● **WORK TO COMPLETE**: The material below holds pictures; leave them out and reproduce exactly the lines from the one with "Clone this chart in matplotlib." through the one with "ax.bar([i - 0.02", inclusive.

● **DATA TO USE**:
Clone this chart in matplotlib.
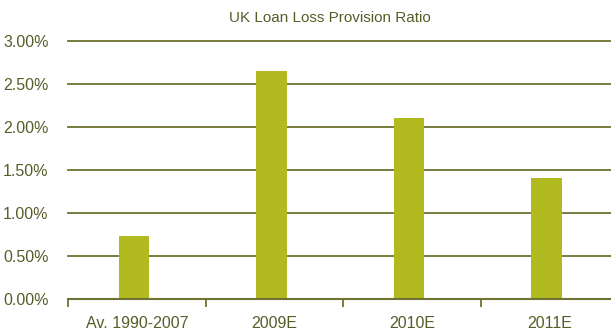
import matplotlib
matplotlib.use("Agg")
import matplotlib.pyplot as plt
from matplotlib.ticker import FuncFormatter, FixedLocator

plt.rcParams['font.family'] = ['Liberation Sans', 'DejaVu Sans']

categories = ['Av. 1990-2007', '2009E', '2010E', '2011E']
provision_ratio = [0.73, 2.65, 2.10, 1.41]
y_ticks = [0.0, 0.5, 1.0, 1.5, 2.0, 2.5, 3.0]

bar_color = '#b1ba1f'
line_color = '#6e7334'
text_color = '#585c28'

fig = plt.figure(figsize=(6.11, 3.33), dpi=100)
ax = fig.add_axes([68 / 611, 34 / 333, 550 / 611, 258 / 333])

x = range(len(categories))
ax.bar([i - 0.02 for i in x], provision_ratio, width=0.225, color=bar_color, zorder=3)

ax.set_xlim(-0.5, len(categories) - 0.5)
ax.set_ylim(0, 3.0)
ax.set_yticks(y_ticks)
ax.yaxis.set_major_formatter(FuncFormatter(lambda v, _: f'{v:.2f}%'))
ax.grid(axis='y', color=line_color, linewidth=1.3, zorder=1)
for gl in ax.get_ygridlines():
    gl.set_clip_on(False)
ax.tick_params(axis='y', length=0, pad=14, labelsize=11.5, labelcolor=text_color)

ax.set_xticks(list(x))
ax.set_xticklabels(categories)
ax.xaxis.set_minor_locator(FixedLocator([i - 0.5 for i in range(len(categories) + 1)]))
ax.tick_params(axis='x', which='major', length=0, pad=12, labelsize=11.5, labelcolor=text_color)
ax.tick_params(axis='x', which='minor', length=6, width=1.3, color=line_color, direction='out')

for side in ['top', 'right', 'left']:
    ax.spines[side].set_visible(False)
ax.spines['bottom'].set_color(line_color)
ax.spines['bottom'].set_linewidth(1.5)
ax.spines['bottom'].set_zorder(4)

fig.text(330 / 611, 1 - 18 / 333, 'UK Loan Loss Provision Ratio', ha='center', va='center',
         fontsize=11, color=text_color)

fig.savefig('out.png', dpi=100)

==

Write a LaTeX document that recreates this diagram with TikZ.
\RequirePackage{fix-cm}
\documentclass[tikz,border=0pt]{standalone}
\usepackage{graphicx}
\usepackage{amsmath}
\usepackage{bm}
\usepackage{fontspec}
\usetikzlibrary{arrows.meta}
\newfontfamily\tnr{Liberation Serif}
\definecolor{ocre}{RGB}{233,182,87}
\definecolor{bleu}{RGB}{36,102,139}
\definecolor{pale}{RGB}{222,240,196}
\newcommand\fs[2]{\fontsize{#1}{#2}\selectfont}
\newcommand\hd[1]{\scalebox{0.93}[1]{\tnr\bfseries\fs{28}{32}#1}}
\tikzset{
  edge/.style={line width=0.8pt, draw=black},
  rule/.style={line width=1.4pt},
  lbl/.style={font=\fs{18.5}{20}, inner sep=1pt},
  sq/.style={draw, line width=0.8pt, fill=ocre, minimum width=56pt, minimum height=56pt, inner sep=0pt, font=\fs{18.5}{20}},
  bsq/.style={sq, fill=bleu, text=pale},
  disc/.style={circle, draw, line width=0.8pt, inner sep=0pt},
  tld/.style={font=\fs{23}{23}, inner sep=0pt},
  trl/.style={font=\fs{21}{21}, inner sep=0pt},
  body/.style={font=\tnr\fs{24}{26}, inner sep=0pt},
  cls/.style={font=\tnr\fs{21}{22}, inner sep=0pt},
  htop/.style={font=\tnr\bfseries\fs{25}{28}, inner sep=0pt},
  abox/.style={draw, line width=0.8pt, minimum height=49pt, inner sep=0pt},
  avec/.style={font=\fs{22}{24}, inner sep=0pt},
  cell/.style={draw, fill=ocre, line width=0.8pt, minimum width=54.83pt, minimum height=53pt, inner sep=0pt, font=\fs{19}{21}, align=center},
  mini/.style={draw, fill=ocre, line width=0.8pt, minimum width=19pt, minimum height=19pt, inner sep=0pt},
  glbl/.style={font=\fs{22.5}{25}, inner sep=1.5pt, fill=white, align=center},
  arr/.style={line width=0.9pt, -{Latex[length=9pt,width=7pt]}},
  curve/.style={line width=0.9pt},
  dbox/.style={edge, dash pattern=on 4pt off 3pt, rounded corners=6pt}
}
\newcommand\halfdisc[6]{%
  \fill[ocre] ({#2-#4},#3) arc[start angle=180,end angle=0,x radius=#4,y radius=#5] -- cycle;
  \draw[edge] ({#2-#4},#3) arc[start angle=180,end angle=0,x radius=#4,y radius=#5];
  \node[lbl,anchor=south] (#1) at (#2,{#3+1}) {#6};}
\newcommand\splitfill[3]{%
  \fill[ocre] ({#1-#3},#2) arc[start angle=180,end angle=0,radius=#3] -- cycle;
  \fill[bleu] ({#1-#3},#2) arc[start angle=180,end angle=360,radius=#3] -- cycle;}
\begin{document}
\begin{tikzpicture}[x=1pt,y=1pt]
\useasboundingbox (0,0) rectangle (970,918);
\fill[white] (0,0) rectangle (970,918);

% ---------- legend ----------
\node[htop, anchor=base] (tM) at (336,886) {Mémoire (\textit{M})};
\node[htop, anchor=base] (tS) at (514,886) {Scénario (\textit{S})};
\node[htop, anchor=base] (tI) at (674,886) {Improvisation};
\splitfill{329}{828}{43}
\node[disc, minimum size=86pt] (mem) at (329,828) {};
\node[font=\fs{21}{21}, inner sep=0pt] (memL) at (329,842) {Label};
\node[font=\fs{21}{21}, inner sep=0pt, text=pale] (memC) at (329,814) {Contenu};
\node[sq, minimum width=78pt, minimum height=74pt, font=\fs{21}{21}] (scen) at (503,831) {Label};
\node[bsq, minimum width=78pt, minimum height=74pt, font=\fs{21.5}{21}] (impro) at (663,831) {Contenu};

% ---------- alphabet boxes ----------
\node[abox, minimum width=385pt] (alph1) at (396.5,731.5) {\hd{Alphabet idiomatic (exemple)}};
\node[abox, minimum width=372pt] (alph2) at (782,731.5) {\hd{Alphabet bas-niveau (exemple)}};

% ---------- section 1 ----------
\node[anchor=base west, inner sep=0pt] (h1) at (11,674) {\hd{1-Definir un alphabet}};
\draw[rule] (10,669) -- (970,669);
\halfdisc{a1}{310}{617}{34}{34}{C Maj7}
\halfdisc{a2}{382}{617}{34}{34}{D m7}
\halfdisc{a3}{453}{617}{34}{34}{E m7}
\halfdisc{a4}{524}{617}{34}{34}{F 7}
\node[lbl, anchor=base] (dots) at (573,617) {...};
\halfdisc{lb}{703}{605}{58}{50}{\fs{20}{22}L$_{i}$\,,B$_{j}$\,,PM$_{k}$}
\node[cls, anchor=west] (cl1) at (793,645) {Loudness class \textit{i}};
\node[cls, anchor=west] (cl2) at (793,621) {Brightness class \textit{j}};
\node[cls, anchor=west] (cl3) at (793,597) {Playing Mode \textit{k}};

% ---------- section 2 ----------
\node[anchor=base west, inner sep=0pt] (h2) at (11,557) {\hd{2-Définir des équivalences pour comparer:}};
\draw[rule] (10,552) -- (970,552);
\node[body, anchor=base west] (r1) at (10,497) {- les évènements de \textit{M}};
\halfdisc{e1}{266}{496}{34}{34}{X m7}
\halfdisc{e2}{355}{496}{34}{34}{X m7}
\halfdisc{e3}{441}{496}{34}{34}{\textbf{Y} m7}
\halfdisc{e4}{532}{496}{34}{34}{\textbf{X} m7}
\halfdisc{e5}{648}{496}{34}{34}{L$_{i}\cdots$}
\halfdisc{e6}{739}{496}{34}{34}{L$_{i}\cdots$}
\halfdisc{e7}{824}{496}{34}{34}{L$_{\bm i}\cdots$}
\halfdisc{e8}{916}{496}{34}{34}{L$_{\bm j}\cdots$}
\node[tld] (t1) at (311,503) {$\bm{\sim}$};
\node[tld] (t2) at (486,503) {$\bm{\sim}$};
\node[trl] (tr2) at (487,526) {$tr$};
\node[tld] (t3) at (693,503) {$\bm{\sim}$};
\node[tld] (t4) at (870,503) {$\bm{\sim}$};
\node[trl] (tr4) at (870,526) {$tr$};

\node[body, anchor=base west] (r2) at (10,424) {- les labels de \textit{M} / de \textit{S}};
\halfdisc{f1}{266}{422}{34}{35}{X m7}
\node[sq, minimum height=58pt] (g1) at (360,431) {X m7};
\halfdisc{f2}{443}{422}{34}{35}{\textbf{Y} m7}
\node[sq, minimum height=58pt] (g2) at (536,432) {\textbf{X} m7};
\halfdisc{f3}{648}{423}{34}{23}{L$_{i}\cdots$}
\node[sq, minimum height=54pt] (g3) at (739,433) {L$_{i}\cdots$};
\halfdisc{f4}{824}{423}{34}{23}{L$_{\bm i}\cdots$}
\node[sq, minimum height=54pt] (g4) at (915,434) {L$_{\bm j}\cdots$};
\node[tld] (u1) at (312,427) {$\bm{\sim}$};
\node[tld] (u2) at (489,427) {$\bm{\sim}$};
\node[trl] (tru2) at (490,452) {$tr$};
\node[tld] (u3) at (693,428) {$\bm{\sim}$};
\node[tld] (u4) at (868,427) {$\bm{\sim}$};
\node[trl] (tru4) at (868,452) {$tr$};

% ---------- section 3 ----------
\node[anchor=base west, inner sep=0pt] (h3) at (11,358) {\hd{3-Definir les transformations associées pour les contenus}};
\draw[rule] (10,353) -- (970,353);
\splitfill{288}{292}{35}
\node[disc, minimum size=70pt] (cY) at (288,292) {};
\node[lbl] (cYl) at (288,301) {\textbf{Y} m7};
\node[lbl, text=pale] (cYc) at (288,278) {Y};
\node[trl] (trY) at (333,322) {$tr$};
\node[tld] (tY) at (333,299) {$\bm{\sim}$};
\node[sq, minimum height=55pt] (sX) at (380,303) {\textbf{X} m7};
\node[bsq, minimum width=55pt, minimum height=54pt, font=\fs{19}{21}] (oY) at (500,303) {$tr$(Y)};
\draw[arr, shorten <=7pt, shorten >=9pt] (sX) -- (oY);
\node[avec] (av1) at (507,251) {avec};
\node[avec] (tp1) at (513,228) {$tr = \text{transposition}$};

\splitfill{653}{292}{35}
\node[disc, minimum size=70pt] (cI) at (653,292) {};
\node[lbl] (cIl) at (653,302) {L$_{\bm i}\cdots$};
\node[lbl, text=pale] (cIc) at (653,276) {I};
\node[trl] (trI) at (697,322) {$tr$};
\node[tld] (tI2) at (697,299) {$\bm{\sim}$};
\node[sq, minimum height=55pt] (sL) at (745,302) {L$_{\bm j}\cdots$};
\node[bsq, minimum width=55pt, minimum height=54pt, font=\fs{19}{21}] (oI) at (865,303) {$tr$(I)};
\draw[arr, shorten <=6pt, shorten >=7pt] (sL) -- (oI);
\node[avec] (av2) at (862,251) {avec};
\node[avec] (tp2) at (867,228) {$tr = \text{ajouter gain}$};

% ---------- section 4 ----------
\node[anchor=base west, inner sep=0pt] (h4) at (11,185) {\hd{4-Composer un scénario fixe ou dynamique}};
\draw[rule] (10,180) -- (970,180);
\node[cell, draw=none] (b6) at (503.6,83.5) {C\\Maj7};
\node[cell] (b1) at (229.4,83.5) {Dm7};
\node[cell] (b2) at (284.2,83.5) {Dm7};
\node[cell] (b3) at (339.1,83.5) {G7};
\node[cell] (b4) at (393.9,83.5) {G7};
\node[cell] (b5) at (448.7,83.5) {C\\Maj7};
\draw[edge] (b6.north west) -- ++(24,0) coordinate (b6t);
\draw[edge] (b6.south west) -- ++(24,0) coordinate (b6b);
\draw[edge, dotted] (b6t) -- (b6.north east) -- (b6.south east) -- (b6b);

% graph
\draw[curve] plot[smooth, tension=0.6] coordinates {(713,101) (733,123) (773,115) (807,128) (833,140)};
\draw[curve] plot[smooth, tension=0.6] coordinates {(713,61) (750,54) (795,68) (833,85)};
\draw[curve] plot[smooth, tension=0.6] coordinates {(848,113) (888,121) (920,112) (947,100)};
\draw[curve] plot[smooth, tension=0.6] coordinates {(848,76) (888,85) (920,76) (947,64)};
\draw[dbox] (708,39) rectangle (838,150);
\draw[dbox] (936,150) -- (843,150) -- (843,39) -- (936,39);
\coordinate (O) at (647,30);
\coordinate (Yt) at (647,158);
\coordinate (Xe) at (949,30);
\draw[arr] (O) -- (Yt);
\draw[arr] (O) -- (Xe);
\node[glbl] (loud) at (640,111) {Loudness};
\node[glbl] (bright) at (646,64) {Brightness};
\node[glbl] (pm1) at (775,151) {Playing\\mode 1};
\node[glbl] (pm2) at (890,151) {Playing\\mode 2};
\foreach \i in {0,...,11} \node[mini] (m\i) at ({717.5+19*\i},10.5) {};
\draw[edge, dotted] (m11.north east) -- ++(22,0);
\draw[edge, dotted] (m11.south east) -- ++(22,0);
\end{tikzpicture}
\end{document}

● **EXERCISE ANSWER**:
Clone this chart in matplotlib.
import matplotlib
matplotlib.use("Agg")
import matplotlib.pyplot as plt
from matplotlib.ticker import FuncFormatter, FixedLocator

plt.rcParams['font.family'] = ['Liberation Sans', 'DejaVu Sans']

categories = ['Av. 1990-2007', '2009E', '2010E', '2011E']
provision_ratio = [0.73, 2.65, 2.10, 1.41]
y_ticks = [0.0, 0.5, 1.0, 1.5, 2.0, 2.5, 3.0]

bar_color = '#b1ba1f'
line_color = '#6e7334'
text_color = '#585c28'

fig = plt.figure(figsize=(6.11, 3.33), dpi=100)
ax = fig.add_axes([68 / 611, 34 / 333, 550 / 611, 258 / 333])

x = range(len(categories))
ax.bar([i - 0.02 for i in x], provision_ratio, width=0.225, color=bar_color, zorder=3)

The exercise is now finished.